— Start —

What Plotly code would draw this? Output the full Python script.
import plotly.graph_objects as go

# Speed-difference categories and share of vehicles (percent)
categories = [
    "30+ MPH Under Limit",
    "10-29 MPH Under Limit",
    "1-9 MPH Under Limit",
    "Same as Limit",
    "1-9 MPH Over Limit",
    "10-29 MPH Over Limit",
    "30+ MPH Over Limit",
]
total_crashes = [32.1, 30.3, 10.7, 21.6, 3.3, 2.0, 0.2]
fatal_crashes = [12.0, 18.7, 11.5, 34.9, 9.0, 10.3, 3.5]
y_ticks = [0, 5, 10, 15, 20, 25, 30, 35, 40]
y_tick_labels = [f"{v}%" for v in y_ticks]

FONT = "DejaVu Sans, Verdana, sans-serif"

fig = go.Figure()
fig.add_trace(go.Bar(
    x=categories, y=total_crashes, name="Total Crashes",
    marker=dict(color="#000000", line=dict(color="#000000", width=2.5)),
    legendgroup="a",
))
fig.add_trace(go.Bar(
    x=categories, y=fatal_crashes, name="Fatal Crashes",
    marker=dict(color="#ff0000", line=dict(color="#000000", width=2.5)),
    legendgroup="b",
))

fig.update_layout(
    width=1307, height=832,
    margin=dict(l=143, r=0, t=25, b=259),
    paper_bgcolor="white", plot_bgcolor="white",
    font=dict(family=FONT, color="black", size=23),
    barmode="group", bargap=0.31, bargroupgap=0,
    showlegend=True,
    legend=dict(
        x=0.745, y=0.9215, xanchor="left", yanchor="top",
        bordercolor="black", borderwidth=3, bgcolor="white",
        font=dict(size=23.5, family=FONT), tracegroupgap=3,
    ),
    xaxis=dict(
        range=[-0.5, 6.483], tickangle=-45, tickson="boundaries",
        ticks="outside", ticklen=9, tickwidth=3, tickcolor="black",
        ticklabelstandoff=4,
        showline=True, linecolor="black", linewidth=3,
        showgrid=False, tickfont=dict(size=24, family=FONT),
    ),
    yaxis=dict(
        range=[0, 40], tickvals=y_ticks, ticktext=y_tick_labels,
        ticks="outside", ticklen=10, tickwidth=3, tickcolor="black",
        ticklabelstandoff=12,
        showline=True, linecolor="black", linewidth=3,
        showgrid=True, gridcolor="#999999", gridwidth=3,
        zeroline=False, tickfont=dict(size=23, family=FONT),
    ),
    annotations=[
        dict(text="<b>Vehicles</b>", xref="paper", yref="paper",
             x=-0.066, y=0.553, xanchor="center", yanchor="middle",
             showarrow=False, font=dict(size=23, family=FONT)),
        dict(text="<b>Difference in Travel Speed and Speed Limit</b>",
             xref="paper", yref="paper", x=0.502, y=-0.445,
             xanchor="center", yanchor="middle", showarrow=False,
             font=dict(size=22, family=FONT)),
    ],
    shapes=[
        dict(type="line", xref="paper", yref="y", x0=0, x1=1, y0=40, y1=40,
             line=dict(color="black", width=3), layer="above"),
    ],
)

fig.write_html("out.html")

— End —
— Start —

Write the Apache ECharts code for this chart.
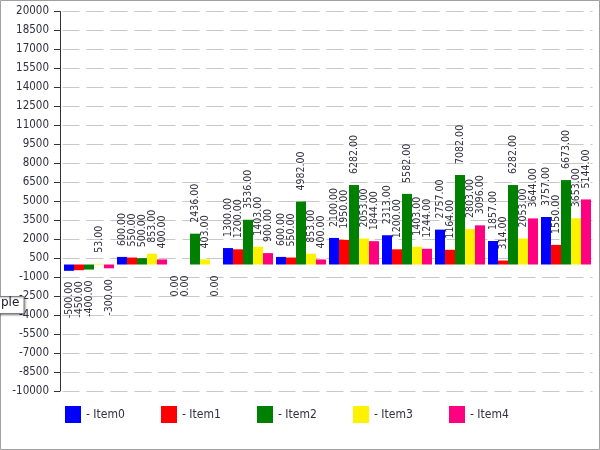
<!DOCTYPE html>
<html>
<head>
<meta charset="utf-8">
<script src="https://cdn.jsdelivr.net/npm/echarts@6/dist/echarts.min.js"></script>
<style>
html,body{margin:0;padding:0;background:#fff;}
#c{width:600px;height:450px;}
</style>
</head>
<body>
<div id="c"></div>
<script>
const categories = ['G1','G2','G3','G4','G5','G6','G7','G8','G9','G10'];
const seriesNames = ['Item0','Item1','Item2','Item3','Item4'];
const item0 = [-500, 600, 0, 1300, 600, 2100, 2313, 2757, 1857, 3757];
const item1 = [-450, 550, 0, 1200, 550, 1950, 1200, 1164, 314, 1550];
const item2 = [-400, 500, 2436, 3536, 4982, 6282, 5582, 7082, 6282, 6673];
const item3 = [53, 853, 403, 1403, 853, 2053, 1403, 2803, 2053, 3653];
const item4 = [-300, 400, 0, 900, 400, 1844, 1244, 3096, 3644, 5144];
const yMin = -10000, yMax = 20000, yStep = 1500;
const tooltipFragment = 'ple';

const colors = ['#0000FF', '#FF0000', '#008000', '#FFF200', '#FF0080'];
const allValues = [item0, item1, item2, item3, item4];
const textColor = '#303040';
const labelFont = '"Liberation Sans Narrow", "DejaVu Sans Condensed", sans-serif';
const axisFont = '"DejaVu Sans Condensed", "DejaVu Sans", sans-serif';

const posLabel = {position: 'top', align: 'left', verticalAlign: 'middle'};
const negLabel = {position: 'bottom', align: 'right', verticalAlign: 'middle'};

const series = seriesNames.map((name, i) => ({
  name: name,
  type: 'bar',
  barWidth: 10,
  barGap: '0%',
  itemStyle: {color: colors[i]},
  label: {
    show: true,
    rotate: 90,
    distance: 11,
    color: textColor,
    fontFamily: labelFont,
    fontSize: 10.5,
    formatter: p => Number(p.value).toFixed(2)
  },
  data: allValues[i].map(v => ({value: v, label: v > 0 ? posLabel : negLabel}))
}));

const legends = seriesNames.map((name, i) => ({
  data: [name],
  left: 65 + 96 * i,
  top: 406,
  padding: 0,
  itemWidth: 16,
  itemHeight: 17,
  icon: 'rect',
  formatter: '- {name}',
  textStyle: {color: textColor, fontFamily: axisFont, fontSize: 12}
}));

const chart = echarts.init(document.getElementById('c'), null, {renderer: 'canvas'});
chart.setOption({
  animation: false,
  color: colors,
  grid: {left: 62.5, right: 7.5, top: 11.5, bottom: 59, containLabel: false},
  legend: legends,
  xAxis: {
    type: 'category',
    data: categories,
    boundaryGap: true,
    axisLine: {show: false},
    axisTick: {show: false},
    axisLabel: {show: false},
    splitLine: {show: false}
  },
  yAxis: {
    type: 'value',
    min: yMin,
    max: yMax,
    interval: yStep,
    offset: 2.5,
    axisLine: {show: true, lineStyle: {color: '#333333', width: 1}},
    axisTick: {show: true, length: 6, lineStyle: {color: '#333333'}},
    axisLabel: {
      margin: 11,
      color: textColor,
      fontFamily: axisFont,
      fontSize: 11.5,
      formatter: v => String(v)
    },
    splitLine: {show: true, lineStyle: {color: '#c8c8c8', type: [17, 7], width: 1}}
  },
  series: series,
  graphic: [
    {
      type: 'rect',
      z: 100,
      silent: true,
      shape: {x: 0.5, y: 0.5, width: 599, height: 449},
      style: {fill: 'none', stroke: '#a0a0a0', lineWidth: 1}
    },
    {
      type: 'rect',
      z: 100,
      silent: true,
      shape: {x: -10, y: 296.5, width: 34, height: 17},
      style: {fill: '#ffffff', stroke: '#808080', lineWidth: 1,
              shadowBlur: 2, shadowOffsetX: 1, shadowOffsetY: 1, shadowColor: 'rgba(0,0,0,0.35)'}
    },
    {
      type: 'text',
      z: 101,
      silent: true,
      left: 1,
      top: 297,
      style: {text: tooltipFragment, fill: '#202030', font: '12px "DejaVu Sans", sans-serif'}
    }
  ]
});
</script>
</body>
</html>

— End —

_WRITTEN REQUEST_: Find the string "this" in the entries above and return each line that holds it.

_RESULT OF THE TASK_:
What Plotly code would draw this? Output the full Python script.
Write the Apache ECharts code for this chart.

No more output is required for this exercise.